I due moderni cacciatorpediniere portaelicotteri saranno modificati per operare gli F-35B a decollo corto e atterraggio verticale, consentendo alla Japan Maritime Self-Defense Force (JMSDF) di disporre della sua prima componente aerea imbarcata ad ala fissa dalla fine del secondo conflitto mondiale.
Nel mese di giugno, presso il cantiere di Japan Marine United (JMU) a Isogo (Yokohama), sono incominciati i lavori per la conversione del cacciatorpediniere portaelicotteri JS Izumo (DDH-183) della Japan Maritime Self-Defense Force (JMSDF) in una portaerei de facto, capace di supportare le operazioni di decollo corto e atterraggio verticale (STOVL) dei caccia di quinta generazione F-35B Lightning II, dei quali saranno acquistati 42 esemplari. Si tratta di una mossa storica, poiché consentirà alla Marina nipponica di disporre della sua prima componente aerea imbarcata ad ala fissa dalla fine della Seconda guerra mondiale. Secondo quanto riferito a fine giugno dalla rivista specializzata Jane’s, le modifiche necessarie alla conversione saranno effettuate in due fasi coincidenti con i periodi di fermo nave che si svolgono ogni cinque anni per i lavori di refit e revisione. In quest’ottica, la prima fase di modifiche, incominciata lo scorso giugno, sarà seguita da una seconda fase nell’anno fiscale 2025, dopodiché si dovrebbe procedere con le campagne di test e le prove in mare.

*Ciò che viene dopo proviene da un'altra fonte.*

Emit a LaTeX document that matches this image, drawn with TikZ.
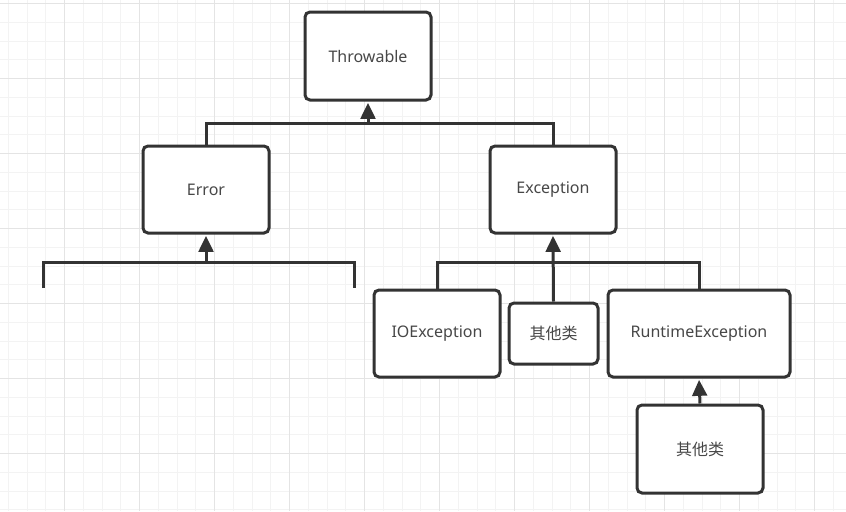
\documentclass[tikz,border=0pt]{standalone}
\usepackage{fontspec}
\setmainfont{Noto Sans}
\newfontfamily\cjk{Noto Sans CJK SC}
\usetikzlibrary{arrows.meta}
\definecolor{ink}{HTML}{333333}
\definecolor{gridminor}{HTML}{F3F3F3}
\definecolor{gridmajor}{HTML}{E4E4E4}

\begin{document}
\begin{tikzpicture}[x=0.75pt, y=-0.75pt,
    cls/.style 2 args={draw=ink, line width=2.25pt, rounded corners=3.75pt, fill=white,
      text=ink!90, font=\fontsize{12}{14}\selectfont, inner sep=0pt,
      minimum width=#1*0.75pt, minimum height=#2*0.75pt},
    link/.style={draw=ink, line width=2.25pt},
    inherit/.style={link, shorten >=1pt, -{Triangle[length=12pt, width=11pt]}}]
    \useasboundingbox (0,0) rectangle (846,511);
    \fill[white] (0,0) rectangle (846,511);
    \foreach \i in {0,...,44} \draw[gridminor, line width=0.75pt] ({8.45+18.75*\i},0) -- ({8.45+18.75*\i},511);
    \foreach \j in {0,...,27} \draw[gridminor, line width=0.75pt] (0,{3.7+18.75*\j}) -- (846,{3.7+18.75*\j});
    \foreach \i in {0,...,10} \draw[gridmajor, line width=0.75pt] ({64.7+75*\i},0) -- ({64.7+75*\i},511);
    \foreach \j in {0,...,6} \draw[gridmajor, line width=0.75pt] (0,{3.7+75*\j}) -- (846,{3.7+75*\j});

    \node[cls={126}{88}] (thr) at (368, 56) {Throwable};
    \node[cls={126}{87}] (err) at (206, 189.5) {Error};
    \node[cls={126}{87}] (exc) at (553, 189.5) {Exception};
    \node[cls={126}{87}] (io) at (437, 333.5) {IOException};
    \node[cls={89}{61}] (oth1) at (553.5, 333.5) {\cjk 其他类};
    \node[cls={182}{87}] (rt) at (699, 333.5) {RuntimeException};
    \node[cls={126}{88}] (oth2) at (700, 449) {\cjk 其他类};

    \coordinate (tj) at (368, 123);
    \coordinate (ej) at (206, 262);
    \coordinate (eL) at (43, 288);
    \coordinate (eR) at (354, 288);
    \coordinate (xj) at (553, 262);

    \draw[link] (err.north) |- (tj) -| (exc.north);
    \draw[inherit] (tj) -- (thr.south);
    \draw[link] (eL) |- (ej) -| (eR);
    \draw[inherit] (ej) -- (err.south);
    \draw[link] (io.north) |- (xj) -| (rt.north);
    \draw[inherit] (oth1.north) -- (exc.south);
    \draw[inherit] (oth2.north) -- (rt.south);
\end{tikzpicture}
\end{document}
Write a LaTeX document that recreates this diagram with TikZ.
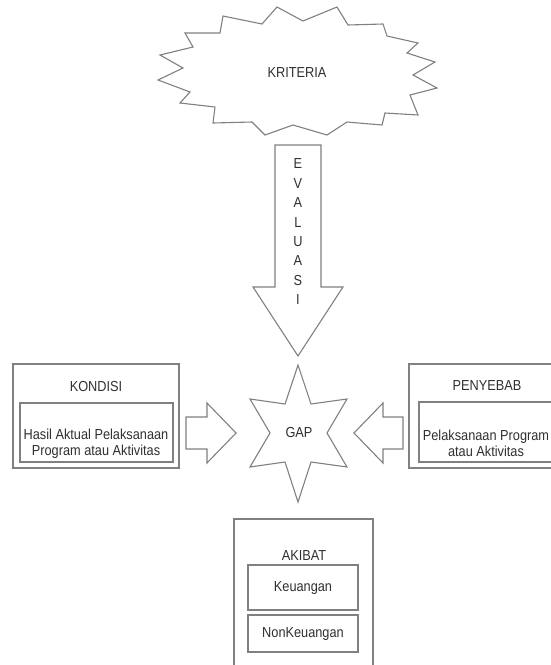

Gli Izumo come tappa intermedia verso le “supercarrier” giapponesi?
Le due unità classe Izumo, lunghe 248 metri e con dislocamento a pieno carico di 24.000 tonnellate, sono entrate in servizio con la qualifica di cacciatorpediniere portaelicotteri, ma parzialmente predisposte fin dal progetto per il futuro imbarco dell’F-35B: alcune loro parti (ad esempio hangar, elevatori e ponte di volo) sono state infatti concepite per sopportare il maggior peso del Lightning II. Tuttavia, ulteriori modifiche sono necessarie per completare la transizione, come un rinforzo aggiuntivo al ponte di volo, il posizionamento di nuove luci di guida sullo stesso e la realizzazione di “deck spot” resistenti al calore per consentire gli atterraggi verticali. Non è ancora chiaro, invece, se verrà installato lo “ski jump” (trampolino) per consentire il decollo corto.
L’imbarco dell’F-35B sull’Izumo, e successivamente sull’unità gemella JS Kaga, rappresenta di per sé un incremento di capacità strategico per la JMSDF nell’ottica di un possibile confronto con la Cina per le isole contese nel Mar Cinese Orientale, come le Diaoyu/Senkaku, anche in considerazione della bassissima segnatura radar che caratterizza il caccia di Lockheed Martin e del fatto che la sua variante B è progettata per decollare anche da piste improvvisate sulla terraferma. Detto ciò, secondo molti analisti la conversione dell’Izumo potrebbe rappresentare per il Giappone una tappa intermedia verso la realizzazione di portaerei “native”, più grandi e capaci, in grado di lanciare aerei a decollo e atterraggio convenzionali come il futuro jet giapponese di sesta generazione e l’F-35C. Questo ulteriore passo sarebbe necessario anche per bilanciare la costruzione delle “supercarrier” cinesi, che sono accreditate di un dislocamento di circa 85.000 tonnellate e saranno equipaggiate con catapulte elettromagnetiche per il lancio dei velivoli imbarcati.
Le limitazioni imposte dall’art. 9 della Costituzione nipponica
L’approdo finale alle super-portaerei giapponesi pare tuttavia subordinato alla revisione dell’art. 9 della Costituzione nipponica, imposto dai vincitori della Seconda guerra mondiale, che vieta a Tokyo di acquisire piattaforme militari con capacità offensive. Tale limitazione spiega perché le unità della classe Izumo abbiano ricevuto la qualifica iniziale di cacciatorpediniere portaelicotteri con funzioni di lotta antisommergibile e di supporto alle operazioni di soccorso umanitario, nonché il fatto che gli F-35B entreranno in linea con la Japan Air Self Defense Force (JASDF), l’Aeronautica, anziché con la Marina. Espedienti formali volti ad aggirare un vincolo anacronistico e penalizzante per le attuali esigenze di difesa del Giappone, chiamato a fronteggiare le minacce provenienti dalla Cina e dalla Corea del Nord. Per questa ragione il premier Shinzo Abe dichiara da anni di voler emendare l’art. 9 della Costituzione, il che ha suscitato un acceso dibattito politico e le proteste dei movimenti pacifisti locali.